# What you need to do
Retype verbatim only the lines below, starting at the one that contains "Generate a web" and ending at the one that contains "uts: 'Ultimate Tensile". Pictures are excluded from the copy.

Start of Records supplied

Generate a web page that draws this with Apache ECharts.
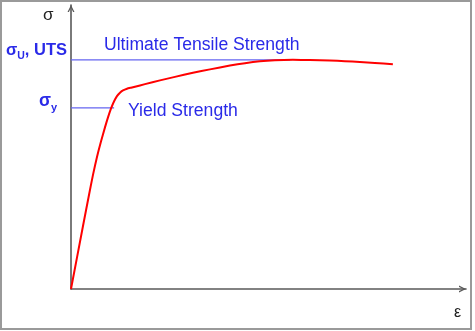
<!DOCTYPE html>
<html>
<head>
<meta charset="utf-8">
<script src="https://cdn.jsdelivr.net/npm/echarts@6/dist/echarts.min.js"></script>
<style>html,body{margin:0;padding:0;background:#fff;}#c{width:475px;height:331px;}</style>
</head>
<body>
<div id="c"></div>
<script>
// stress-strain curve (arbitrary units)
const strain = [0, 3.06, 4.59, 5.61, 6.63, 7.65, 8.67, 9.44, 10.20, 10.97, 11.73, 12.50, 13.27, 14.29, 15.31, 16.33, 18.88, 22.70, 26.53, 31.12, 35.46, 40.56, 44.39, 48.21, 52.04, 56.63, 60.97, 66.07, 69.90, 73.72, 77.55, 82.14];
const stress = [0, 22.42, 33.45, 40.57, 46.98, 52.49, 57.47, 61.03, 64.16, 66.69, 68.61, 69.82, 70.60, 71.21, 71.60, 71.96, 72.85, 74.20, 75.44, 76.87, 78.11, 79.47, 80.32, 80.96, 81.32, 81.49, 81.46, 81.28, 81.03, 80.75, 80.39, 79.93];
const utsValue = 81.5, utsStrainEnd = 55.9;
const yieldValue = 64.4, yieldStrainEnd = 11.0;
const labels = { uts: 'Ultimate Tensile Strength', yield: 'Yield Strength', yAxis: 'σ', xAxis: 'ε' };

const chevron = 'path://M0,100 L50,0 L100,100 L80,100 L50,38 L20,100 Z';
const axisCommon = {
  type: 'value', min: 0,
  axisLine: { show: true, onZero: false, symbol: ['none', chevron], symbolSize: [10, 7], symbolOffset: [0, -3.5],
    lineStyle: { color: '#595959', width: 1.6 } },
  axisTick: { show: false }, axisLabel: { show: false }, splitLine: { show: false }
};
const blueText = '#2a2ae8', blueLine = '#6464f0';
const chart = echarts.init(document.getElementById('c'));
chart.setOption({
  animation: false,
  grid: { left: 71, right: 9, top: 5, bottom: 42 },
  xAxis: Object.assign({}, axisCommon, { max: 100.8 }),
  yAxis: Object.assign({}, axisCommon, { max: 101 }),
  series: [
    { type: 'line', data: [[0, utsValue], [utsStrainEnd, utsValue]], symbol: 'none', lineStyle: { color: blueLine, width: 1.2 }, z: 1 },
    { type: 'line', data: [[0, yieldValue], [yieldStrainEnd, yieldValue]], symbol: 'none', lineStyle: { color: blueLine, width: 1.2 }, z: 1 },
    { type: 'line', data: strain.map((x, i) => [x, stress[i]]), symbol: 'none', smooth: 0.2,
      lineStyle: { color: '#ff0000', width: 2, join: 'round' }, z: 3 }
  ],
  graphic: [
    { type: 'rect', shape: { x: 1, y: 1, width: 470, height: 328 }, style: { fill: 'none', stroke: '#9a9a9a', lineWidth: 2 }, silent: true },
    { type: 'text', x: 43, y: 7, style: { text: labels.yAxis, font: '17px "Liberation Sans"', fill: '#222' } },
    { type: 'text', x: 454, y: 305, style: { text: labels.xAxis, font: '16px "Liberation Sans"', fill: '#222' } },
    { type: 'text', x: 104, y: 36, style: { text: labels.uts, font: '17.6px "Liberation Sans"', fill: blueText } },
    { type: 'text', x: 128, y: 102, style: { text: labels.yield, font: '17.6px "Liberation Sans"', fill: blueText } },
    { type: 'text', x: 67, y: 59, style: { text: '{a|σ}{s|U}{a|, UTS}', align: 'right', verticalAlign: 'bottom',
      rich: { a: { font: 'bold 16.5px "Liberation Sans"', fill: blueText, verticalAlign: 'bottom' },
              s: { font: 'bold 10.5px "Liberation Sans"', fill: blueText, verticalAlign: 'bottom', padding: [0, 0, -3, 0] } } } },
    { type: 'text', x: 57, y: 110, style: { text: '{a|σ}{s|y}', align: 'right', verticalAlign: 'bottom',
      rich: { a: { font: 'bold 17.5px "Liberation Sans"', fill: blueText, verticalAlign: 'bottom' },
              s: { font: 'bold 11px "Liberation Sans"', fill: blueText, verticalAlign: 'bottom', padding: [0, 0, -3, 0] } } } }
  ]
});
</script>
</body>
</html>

End of Records supplied
Start of Records supplied

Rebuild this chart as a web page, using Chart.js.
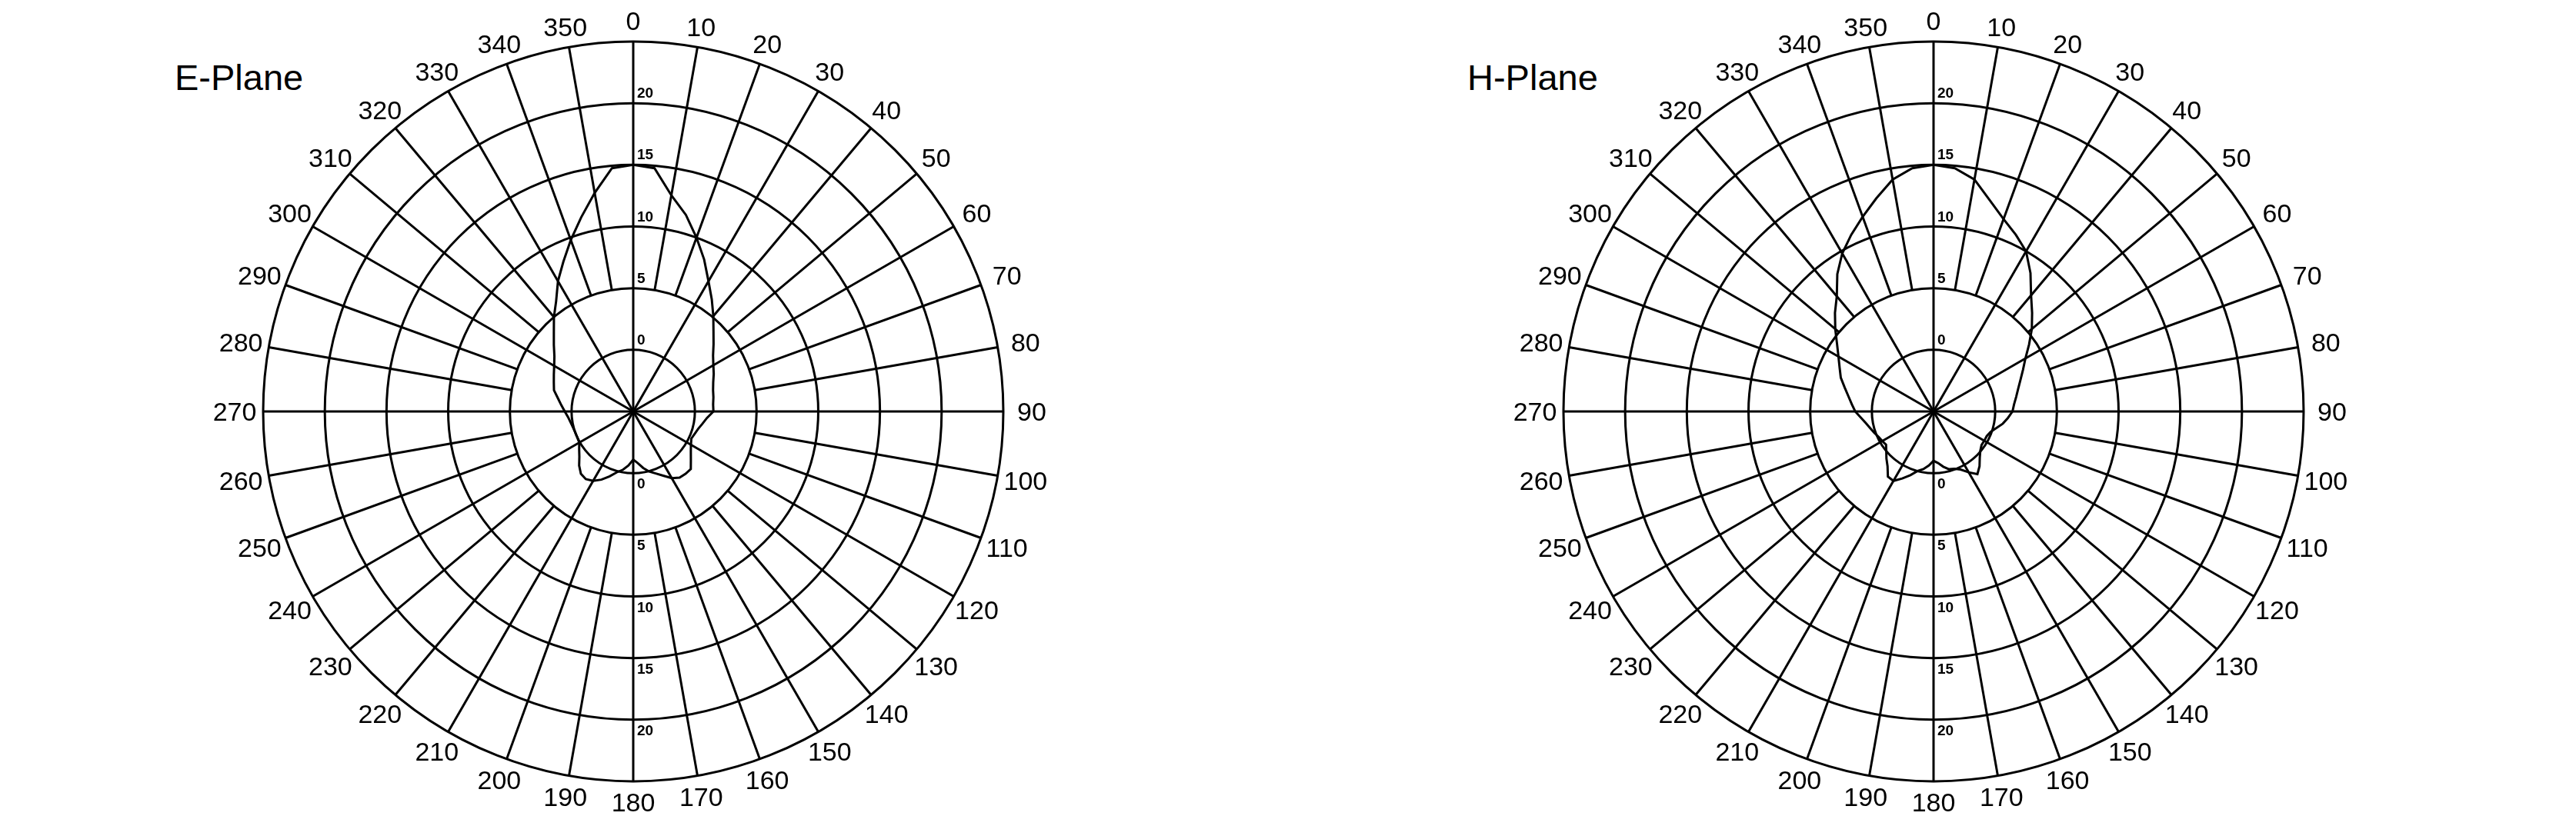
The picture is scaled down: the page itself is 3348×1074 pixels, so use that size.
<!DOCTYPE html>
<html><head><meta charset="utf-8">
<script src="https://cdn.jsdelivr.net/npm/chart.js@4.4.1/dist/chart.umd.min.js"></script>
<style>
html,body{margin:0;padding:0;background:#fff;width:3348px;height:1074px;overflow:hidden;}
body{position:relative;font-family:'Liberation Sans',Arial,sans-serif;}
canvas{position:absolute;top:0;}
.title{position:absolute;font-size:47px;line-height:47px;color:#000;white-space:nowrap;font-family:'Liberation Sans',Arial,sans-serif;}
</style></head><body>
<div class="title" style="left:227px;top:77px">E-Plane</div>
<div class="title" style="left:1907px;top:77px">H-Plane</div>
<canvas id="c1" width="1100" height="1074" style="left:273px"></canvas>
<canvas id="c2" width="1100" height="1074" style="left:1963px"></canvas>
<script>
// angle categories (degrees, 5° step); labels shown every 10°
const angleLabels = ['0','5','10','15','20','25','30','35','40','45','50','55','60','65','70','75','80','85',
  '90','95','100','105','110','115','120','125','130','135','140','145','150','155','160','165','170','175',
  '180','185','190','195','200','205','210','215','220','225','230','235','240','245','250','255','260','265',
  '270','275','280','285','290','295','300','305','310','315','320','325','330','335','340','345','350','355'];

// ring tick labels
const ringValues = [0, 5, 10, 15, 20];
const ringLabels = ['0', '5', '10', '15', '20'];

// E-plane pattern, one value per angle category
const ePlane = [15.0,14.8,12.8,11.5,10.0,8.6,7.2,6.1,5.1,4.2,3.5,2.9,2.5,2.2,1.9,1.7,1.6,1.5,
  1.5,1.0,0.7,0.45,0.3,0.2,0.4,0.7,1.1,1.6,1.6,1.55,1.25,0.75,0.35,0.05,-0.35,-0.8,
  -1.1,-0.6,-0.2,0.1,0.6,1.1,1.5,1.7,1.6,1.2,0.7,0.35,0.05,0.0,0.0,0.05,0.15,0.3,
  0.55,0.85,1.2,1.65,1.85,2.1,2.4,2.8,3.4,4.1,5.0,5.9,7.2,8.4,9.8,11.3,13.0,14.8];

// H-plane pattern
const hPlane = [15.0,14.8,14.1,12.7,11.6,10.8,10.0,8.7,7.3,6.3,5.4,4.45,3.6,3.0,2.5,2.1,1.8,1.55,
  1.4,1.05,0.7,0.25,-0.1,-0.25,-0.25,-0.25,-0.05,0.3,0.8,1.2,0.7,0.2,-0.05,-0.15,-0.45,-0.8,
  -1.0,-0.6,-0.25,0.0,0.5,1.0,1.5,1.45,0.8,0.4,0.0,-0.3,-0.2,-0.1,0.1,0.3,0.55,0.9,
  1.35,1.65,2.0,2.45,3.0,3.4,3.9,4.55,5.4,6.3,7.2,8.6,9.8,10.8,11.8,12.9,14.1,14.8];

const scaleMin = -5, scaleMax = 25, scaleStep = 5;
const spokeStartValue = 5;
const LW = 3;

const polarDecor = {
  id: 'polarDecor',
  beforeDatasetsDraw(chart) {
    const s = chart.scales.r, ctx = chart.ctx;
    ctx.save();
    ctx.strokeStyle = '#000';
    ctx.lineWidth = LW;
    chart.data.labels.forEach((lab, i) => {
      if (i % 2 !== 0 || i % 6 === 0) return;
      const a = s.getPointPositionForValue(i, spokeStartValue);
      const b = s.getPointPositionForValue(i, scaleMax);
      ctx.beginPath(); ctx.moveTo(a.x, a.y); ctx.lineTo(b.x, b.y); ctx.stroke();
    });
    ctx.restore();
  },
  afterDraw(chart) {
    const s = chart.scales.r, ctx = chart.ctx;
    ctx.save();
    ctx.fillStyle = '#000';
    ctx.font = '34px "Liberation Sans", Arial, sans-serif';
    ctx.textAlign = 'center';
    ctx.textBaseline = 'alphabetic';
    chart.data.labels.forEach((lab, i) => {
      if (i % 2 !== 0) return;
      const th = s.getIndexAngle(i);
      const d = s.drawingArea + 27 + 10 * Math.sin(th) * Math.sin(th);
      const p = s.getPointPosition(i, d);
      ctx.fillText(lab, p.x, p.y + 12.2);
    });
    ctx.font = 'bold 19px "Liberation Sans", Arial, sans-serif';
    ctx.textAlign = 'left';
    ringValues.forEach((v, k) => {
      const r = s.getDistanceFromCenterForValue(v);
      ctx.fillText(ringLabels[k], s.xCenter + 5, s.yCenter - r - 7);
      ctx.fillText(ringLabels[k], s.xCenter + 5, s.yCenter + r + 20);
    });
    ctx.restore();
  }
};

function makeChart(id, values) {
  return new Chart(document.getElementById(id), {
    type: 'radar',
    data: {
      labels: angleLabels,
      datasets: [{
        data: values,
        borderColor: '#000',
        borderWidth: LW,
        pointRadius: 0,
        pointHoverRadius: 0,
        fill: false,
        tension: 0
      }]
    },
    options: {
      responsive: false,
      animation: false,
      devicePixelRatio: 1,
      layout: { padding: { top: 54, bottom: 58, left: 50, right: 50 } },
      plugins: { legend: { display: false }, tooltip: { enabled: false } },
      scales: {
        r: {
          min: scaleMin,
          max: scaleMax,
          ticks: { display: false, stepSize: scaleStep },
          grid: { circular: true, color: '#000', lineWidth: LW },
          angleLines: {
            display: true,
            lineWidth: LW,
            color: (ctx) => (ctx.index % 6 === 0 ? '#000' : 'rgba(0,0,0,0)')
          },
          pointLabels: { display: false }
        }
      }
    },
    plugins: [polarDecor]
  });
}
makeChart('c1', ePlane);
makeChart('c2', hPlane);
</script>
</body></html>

End of Records supplied

# Answer
Generate a web page that draws this with Apache ECharts.
<!DOCTYPE html>
<html>
<head>
<meta charset="utf-8">
<script src="https://cdn.jsdelivr.net/npm/echarts@6/dist/echarts.min.js"></script>
<style>html,body{margin:0;padding:0;background:#fff;}#c{width:475px;height:331px;}</style>
</head>
<body>
<div id="c"></div>
<script>
// stress-strain curve (arbitrary units)
const strain = [0, 3.06, 4.59, 5.61, 6.63, 7.65, 8.67, 9.44, 10.20, 10.97, 11.73, 12.50, 13.27, 14.29, 15.31, 16.33, 18.88, 22.70, 26.53, 31.12, 35.46, 40.56, 44.39, 48.21, 52.04, 56.63, 60.97, 66.07, 69.90, 73.72, 77.55, 82.14];
const stress = [0, 22.42, 33.45, 40.57, 46.98, 52.49, 57.47, 61.03, 64.16, 66.69, 68.61, 69.82, 70.60, 71.21, 71.60, 71.96, 72.85, 74.20, 75.44, 76.87, 78.11, 79.47, 80.32, 80.96, 81.32, 81.49, 81.46, 81.28, 81.03, 80.75, 80.39, 79.93];
const utsValue = 81.5, utsStrainEnd = 55.9;
const yieldValue = 64.4, yieldStrainEnd = 11.0;
const labels = { uts: 'Ultimate Tensile Strength', yield: 'Yield Strength', yAxis: 'σ', xAxis: 'ε' };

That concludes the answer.